Ademen onder de bomen

‘Deze buurt is fijn omdat het hier niet zo gestrest is als in de binnenstad. Het groen trekt me aan, vanuit de slaapkamer kijk ik over een hofje en er staan veel bomen in de straat. Bomen zijn belangrijk voor een stad. Toen het van de zomer zo heet was, kon je onder de bomen nog ademen. Als er een boom wordt gekapt, bel ik met de gemeente om te vragen of er wel een nieuwe voor terugkomt. Een boom zorgt voor rust en lucht.’

Jeukplanten eruit

‘In de groenstroken rondom ons huis stonden alleen maar van die jeukplanten. Er werd veel troep gedumpt; oude matrassen, huis-aan-huisbladen. Omdat de struiken hoog waren voelde het onveilig. Ik heb ze gaandeweg weggehaald, de grond afgegraven en er nieuwe planten ingezet. Ik heb een zelfbeheercontract met het stadsdeel gesloten voor onderhoud aan dit stuk groen. Daarvoor krijg ik een klein budget. Ik haal ook vaak plantjes bij de Albert Heijn, als die eind van de week goedkoper zijn. Ze noemen me wel eens de Moeder Theresa van de zielige planten.’

Genieten van het groen

‘Het is eigenlijk een geveltuin XL. De eerste plant die ik erin zette was een hortensia van mijn balkon. De volgende dag was die al gestolen, dat maakte me heel ongelukkig. En toen een rij stokrozen er met wortel en al uit was gerukt, kon ik wel huilen. Wie doet dat nou?
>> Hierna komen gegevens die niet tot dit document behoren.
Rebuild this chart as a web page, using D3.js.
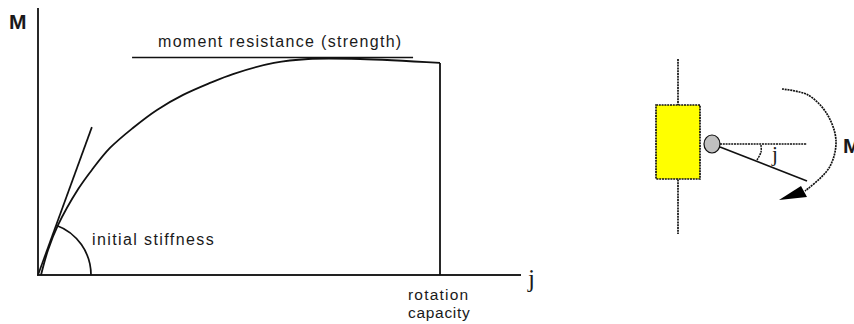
<!DOCTYPE html>
<html>
<head>
<meta charset="utf-8">
<script src="https://cdn.jsdelivr.net/npm/d3@7"></script>
<style>
  html, body { margin: 0; padding: 0; background: #fff; }
  svg { display: block; }
  text { font-family: "Liberation Sans", Arial, sans-serif; fill: #1a1a1a; }
</style>
</head>
<body>
<div id="chart"></div>
<script>
// moment-rotation curve, phi and M both in % of rotation capacity / strength
const curvePhi = [0.75, 2.5, 5, 10, 13.4, 17.9, 23.6, 29.6, 36.1, 42.8, 48.5, 58.7, 67.2, 80.1, 100];
const curveM = [0, 11.5, 23, 39.5, 48.3, 58.4, 67.6, 75.9, 82.8, 88.3, 92.4, 97.5, 99.3, 99.3, 97.5];
const capacityPhi = 100;
const strengthLine = [[23.4, 100], [93.3, 100]];
const tangentLine = [[0, 0], [13.4, 68]];
const stiffnessRadius = 53;  // px, arc between axis and tangent

// joint sketch on the right, in sketch units
const columnLine = [[678, 59], [678, 234]];
const plate = { x0: 656, x1: 700, y0: 105, y1: 179 };
const hinge = { x: 712, y: 144, r: 8 };
const beamRest = [[720, 144], [807, 144]];
const beamTurned = [[720, 147], [807, 181]];
const momentArc = [[782, 89], [808, 95], [827, 114], [836, 141], [829, 168], [805, 191]];
const angleArc = [[761, 145], [761, 152], [757, 160]];
const arrowHead = [[779, 200], [801, 186], [807, 197]];

const labels = [
  { text: 'M', x: 9, y: 29, size: 21, weight: 'bold', spacing: 0 },
  { text: 'moment resistance (strength)', x: 158, y: 47, size: 16, spacing: 1.3 },
  { text: 'initial stiffness', x: 92, y: 245, size: 16, spacing: 1.4 },
  { text: 'rotation', x: 408, y: 300, size: 15.5, spacing: 1.2 },
  { text: 'capacity', x: 408, y: 318, size: 15.5, spacing: 0.7 },
  { text: 'M', x: 843, y: 153, size: 21, weight: 'bold', spacing: 0 }
];

const width = 854, height = 324;
const svg = d3.select('#chart').append('svg').attr('width', width).attr('height', height);

const x = d3.scaleLinear().domain([0, 100]).range([38, 440]);
const y = d3.scaleLinear().domain([0, 100]).range([275, 57.5]);
const sketchLine = d3.line();

// axes
const axisColor = '#111';
svg.append('line').attr('x1', x(0)).attr('x2', x(0)).attr('y1', 8).attr('y2', y(0))
  .attr('stroke', axisColor).attr('stroke-width', 1.8);
svg.append('line').attr('x1', x(0) - 1).attr('x2', 521).attr('y1', y(0)).attr('y2', y(0))
  .attr('stroke', '#222').attr('stroke-width', 1.8);

const line = d3.line().x(d => x(d[0])).y(d => y(d[1]));

svg.append('path')
  .attr('d', d3.line().x(d => x(d[0])).y(d => y(d[1])).curve(d3.curveCatmullRom.alpha(0.5))(d3.zip(curvePhi, curveM)))
  .attr('fill', 'none').attr('stroke', axisColor).attr('stroke-width', 1.8);

// drop at rotation capacity
svg.append('path')
  .attr('d', line([[capacityPhi, curveM[curveM.length - 1]], [capacityPhi, 0]]))
  .attr('fill', 'none').attr('stroke', axisColor).attr('stroke-width', 1.8);

svg.append('path').attr('d', line(strengthLine))
  .attr('fill', 'none').attr('stroke', axisColor).attr('stroke-width', 1.7);
svg.append('path').attr('d', line(tangentLine))
  .attr('fill', 'none').attr('stroke', axisColor).attr('stroke-width', 1.7);

// stiffness angle arc
const tangentAngle = Math.atan2(y(0) - y(tangentLine[1][1]), x(tangentLine[1][0]) - x(0));
svg.append('path')
  .attr('transform', `translate(${x(0)},${y(0)})`)
  .attr('d', d3.arc()({
    innerRadius: stiffnessRadius, outerRadius: stiffnessRadius,
    startAngle: Math.PI / 2 - tangentAngle, endAngle: Math.PI / 2
  }))
  .attr('fill', 'none').attr('stroke', axisColor).attr('stroke-width', 1.7);

// joint sketch
const dash = '2,0.8';
svg.append('path').attr('d', sketchLine(columnLine))
  .attr('fill', 'none').attr('stroke', '#111').attr('stroke-width', 1.7).attr('stroke-dasharray', dash);
svg.append('rect')
  .attr('x', plate.x0).attr('y', plate.y0)
  .attr('width', plate.x1 - plate.x0).attr('height', plate.y1 - plate.y0)
  .attr('fill', '#ffff00').attr('stroke', '#111').attr('stroke-width', 1.7).attr('stroke-dasharray', dash);
svg.append('ellipse')
  .attr('cx', hinge.x).attr('cy', hinge.y).attr('rx', hinge.r).attr('ry', hinge.r + 1)
  .attr('fill', '#c0c0c0').attr('stroke', '#111').attr('stroke-width', 1.2);
svg.append('path').attr('d', sketchLine(beamRest))
  .attr('fill', 'none').attr('stroke', '#111').attr('stroke-width', 1.7).attr('stroke-dasharray', dash);
svg.append('path').attr('d', sketchLine(beamTurned))
  .attr('fill', 'none').attr('stroke', '#111').attr('stroke-width', 1.6);
svg.append('path').attr('d', d3.line().curve(d3.curveCatmullRom)(momentArc))
  .attr('fill', 'none').attr('stroke', '#111').attr('stroke-width', 1.7).attr('stroke-dasharray', dash);
svg.append('path').attr('d', d3.line().curve(d3.curveCatmullRom)(angleArc))
  .attr('fill', 'none').attr('stroke', '#111').attr('stroke-width', 1.5).attr('stroke-dasharray', dash);
svg.append('path').attr('d', sketchLine(arrowHead) + 'Z').attr('fill', '#000');

// the phi symbols come out as a plain j in the source
svg.append('text').attr('x', 528).attr('y', 287).text('j')
  .style('font-family', '"Liberation Serif", serif').style('font-size', '25px');
svg.append('text').attr('x', 772).attr('y', 161).text('j')
  .style('font-family', '"Liberation Serif", serif').style('font-size', '21px');

svg.selectAll('text.label')
  .data(labels)
  .enter()
  .append('text')
  .attr('class', 'label')
  .attr('x', d => d.x)
  .attr('y', d => d.y)
  .style('font-size', d => d.size + 'px')
  .style('font-weight', d => d.weight || 'normal')
  .style('letter-spacing', d => d.spacing + 'px')
  .text(d => d.text);
</script>
</body>
</html>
Toch geef ik niet op en hoe mooier de tuin wordt, hoe minder er wordt vernield. Als verliefde mensen een roos uit onze struik halen, vind ik dat niet erg. Elke dag haal ik zwerfvuil uit de tuin en als ik er niet ben doet mijn buurvrouw het. Als ik in de tuin bezig ben, krijg ik vaak complimenten. Ik vind het fijn dat anderen ook van de bloemen en het groen genieten.’